Investing.com -- Crude oil became the first risk assets to break its post-election rally on Thursday, as the reality of imbalances in the physical market caught up with it once again.

While dollar weakness sent many commodity prices higher for a second straight day in the wake of an election that yielded no clear winner, oil prices fell on signs that the world’s largest producers are still cutting official prices and chasing market share.

By 11:10 AM ET (1610 GMT), U.S. crude futures were down 1.3% at $38.68 a barrel, while the international benchmark Brent was down 1.0% at $40.84 a barrel.

U.S. gasoline RBOB futures were down 0.6% at $1.1015 a gallon, still close to their highest in a week after some strong reports on U.S. inventories this week.

With the market still scratching its head about what the U.S. election result means for oil prices, it’s international events again claiming center stage.

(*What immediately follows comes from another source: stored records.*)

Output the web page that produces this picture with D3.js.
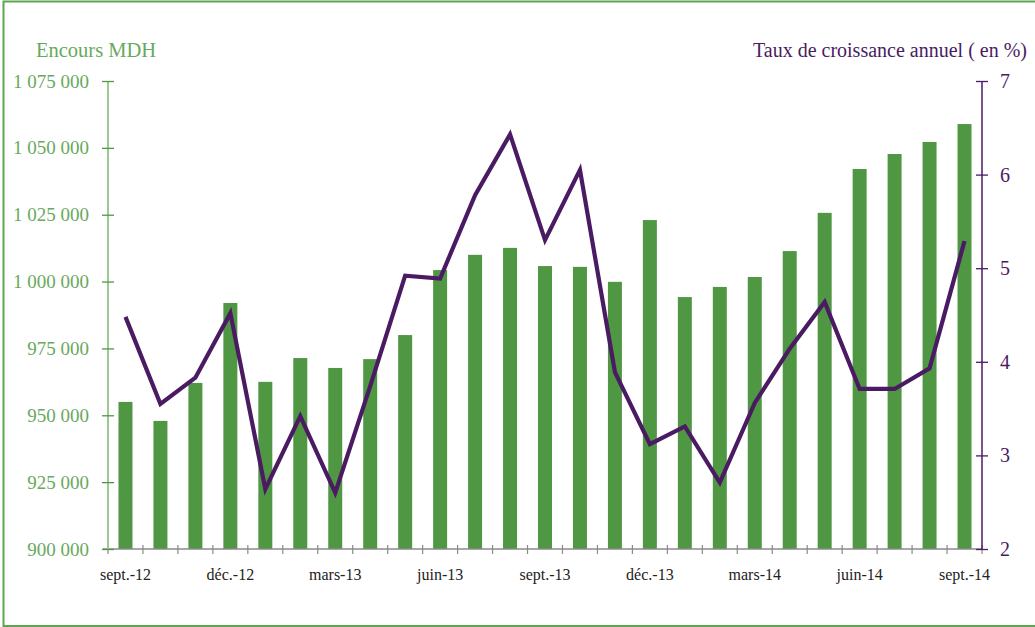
<!DOCTYPE html>
<html>
<head>
<meta charset="utf-8">
<script src="https://cdn.jsdelivr.net/npm/d3@7"></script>
<style>
  html, body { margin: 0; padding: 0; background: #fff; }
</style>
</head>
<body>
<svg id="chart" width="1035" height="627"></svg>
<script>
// months, Sept 2012 -> Sept 2014
const months = ["sept.-12","oct.-12","nov.-12","déc.-12","janv.-13","févr.-13","mars-13","avr.-13","mai-13",
  "juin-13","juil.-13","août-13","sept.-13","oct.-13","nov.-13","déc.-13","janv.-14","févr.-14","mars-14",
  "avr.-14","mai-14","juin-14","juil.-14","août-14","sept.-14"];

// encours (MDH) - bars
const encours = [955000, 947900, 962100, 992000, 962500, 971400, 967700, 971000, 980000,
  1004300, 1010000, 1012600, 1005800, 1005500, 999900, 1023000, 994200, 998000, 1001700,
  1011400, 1025700, 1042100, 1047700, 1052200, 1058900];

// taux de croissance annuel (%) - line
const taux = [4.48, 3.55, 3.83, 4.52, 2.64, 3.42, 2.60, 3.74, 4.92,
  4.89, 5.78, 6.43, 5.30, 6.05, 3.89, 3.12, 3.31, 2.71, 3.56,
  4.14, 4.64, 3.71, 3.71, 3.93, 5.29];

const leftTicks = [900000, 925000, 950000, 975000, 1000000, 1025000, 1050000, 1075000];
const rightTicks = [2, 3, 4, 5, 6, 7];
const shownLabels = ["sept.-12","déc.-12","mars-13","juin-13","sept.-13","déc.-13","mars-14","juin-14","sept.-14"];

const font = "Liberation Serif";
const green = "#4f9743", greenText = "#68a95d", greenAxis = "#9cc894";
const purple = "#4a1b62", grey = "#8a8a8a";

const svg = d3.select("#chart").attr("font-family", font);
const m = {left: 108, right: 982, top: 81, bottom: 549};

// frame
svg.append("path")
  .attr("d", "M1035,1.5 H3.5 V626 H1035")
  .attr("fill", "none").attr("stroke", "#5ea453").attr("stroke-width", 2);

const x = d3.scaleBand().domain(months).range([m.left, m.right])
  .paddingInner(0.6).paddingOuter(0.3);
const xEdge = d3.scaleLinear().domain([0, months.length]).range([m.left, m.right]);
const yL = d3.scaleLinear().domain([900000, 1075000]).range([m.bottom, m.top]);
const yR = d3.scaleLinear().domain([2, 7]).range([m.bottom, m.top]);

const fmt = d => d3.format(",")(d).replace(/,/g, " ");

// bars
svg.append("g").selectAll("rect")
  .data(encours).enter().append("rect")
  .attr("x", (d, i) => x(months[i]))
  .attr("width", x.bandwidth())
  .attr("y", d => yL(d))
  .attr("height", d => yL(900000) - yL(d))
  .attr("fill", green);

// x axis
const gx = svg.append("g");
gx.append("line")
  .attr("x1", m.left - 5).attr("x2", m.right)
  .attr("y1", m.bottom).attr("y2", m.bottom)
  .attr("stroke", grey).attr("stroke-width", 1.3);
gx.selectAll("line.tk").data(d3.range(months.length + 1)).enter().append("line")
  .attr("class", "tk")
  .attr("x1", d => xEdge(d)).attr("x2", d => xEdge(d))
  .attr("y1", m.bottom - 4).attr("y2", m.bottom + 5)
  .attr("stroke", grey).attr("stroke-width", 1.2);
gx.selectAll("text").data(shownLabels).enter().append("text")
  .attr("x", d => x(d) + x.bandwidth() / 2)
  .attr("y", 580)
  .attr("text-anchor", "middle")
  .attr("font-family", font)
  .attr("font-size", 16)
  .attr("fill", "#222")
  .text(d => d);

// left axis
const gl = svg.append("g").attr("transform", `translate(${m.left},0)`)
  .call(d3.axisLeft(yL).tickValues(leftTicks).tickFormat(fmt).tickSize(6).tickPadding(10))
  .attr("font-family", font);
gl.select(".domain").attr("stroke", greenAxis).attr("stroke-width", 2).attr("d", `M0,${m.bottom}V${m.top}`);
gl.selectAll(".tick line").attr("x1", -6).attr("x2", 6).attr("stroke", green).attr("stroke-width", 1.3);
gl.selectAll(".tick text").attr("font-size", 19).attr("fill", greenText).attr("dx", -3);

// right axis
const gr = svg.append("g").attr("transform", `translate(${m.right},0)`)
  .call(d3.axisRight(yR).tickValues(rightTicks).tickFormat(d3.format("d")).tickSize(6).tickPadding(12))
  .attr("font-family", font);
gr.select(".domain").attr("stroke", purple).attr("stroke-width", 1.5).attr("d", `M0,${m.bottom}V${m.top}`);
gr.selectAll(".tick line").attr("x1", -6).attr("x2", 6).attr("stroke", purple).attr("stroke-width", 1.3);
gr.selectAll(".tick text").attr("font-size", 20).attr("fill", purple);

// line
const line = d3.line()
  .x((d, i) => x(months[i]) + x.bandwidth() / 2)
  .y(d => yR(d));
svg.append("path").datum(taux)
  .attr("d", line)
  .attr("fill", "none")
  .attr("stroke", purple)
  .attr("stroke-width", 4.2)
  .attr("stroke-linejoin", "miter");

// axis titles
svg.append("text").attr("x", 36).attr("y", 57)
  .attr("font-family", font)
  .attr("font-size", 20.5).attr("fill", greenText).text("Encours MDH");
svg.append("text").attr("x", 1027).attr("y", 57).attr("text-anchor", "end")
  .attr("font-family", font)
  .attr("font-size", 20).attr("fill", purple).text("Taux de croissance annuel ( en %)");
</script>
</body>
</html>
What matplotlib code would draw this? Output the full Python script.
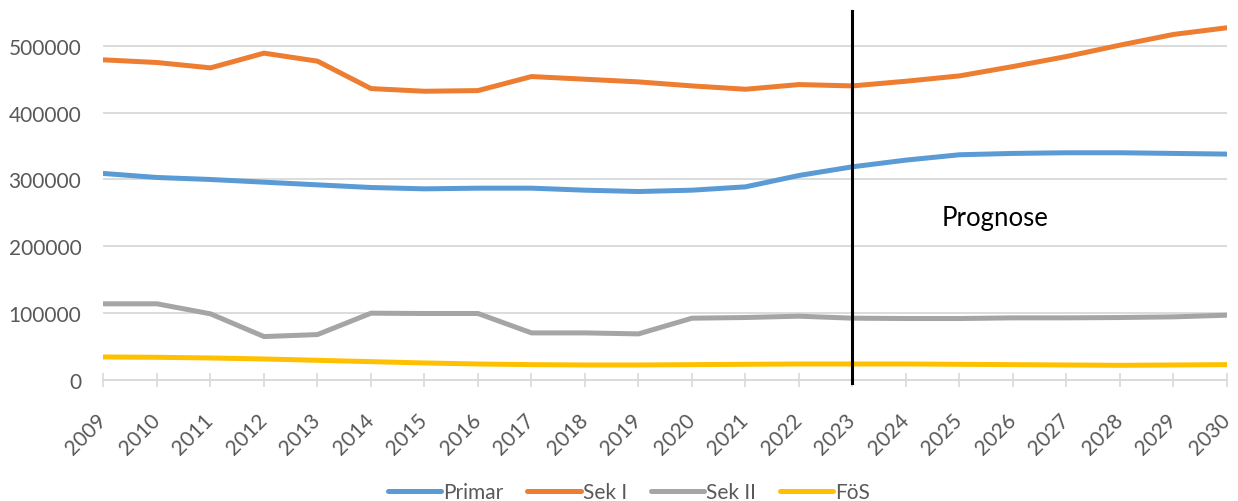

Saudi Arabia grabbed headlines overnight with reports that it has cut its official selling prices for customers in Asia for December shipments of the Arab Light blend. That will now be priced at a 10c bigger discount to contractual benchmarks.

The fight for market share was also evident in reports showing that Iraq’s crude output had risen 6.7% in October to a level well above its agreed quota under the OPEC+ agreement on output restraint. Such figures tends to play badly with Saudi Arabia and Russia, which have reportedly been trying to persuade other signatories to that pact to push back a production increase scheduled for the start of next year.

OPEC's second-largest oil producer produced an average of 3.842 million barrels a day in October, up nearly 250,000 b/d above September level and above a quota of 3.804 million b/d. 

“Not bringing more supply on line is key to save price levels and to avoid market turmoil, especially as some of the demand we expected to return will now be slashed by the pandemic’s second wave and the related travel restrictions,” said Rystad Energy’s head of oil markets Bjornar Tonhaugen in emailed comments.

He noted that the uncertainties arising from the U.S. election result will be reflected in uncertainty among the leadership of the OPEC+ bloc, which would have hoped for clearer implications for the direction of U.S. energy policy.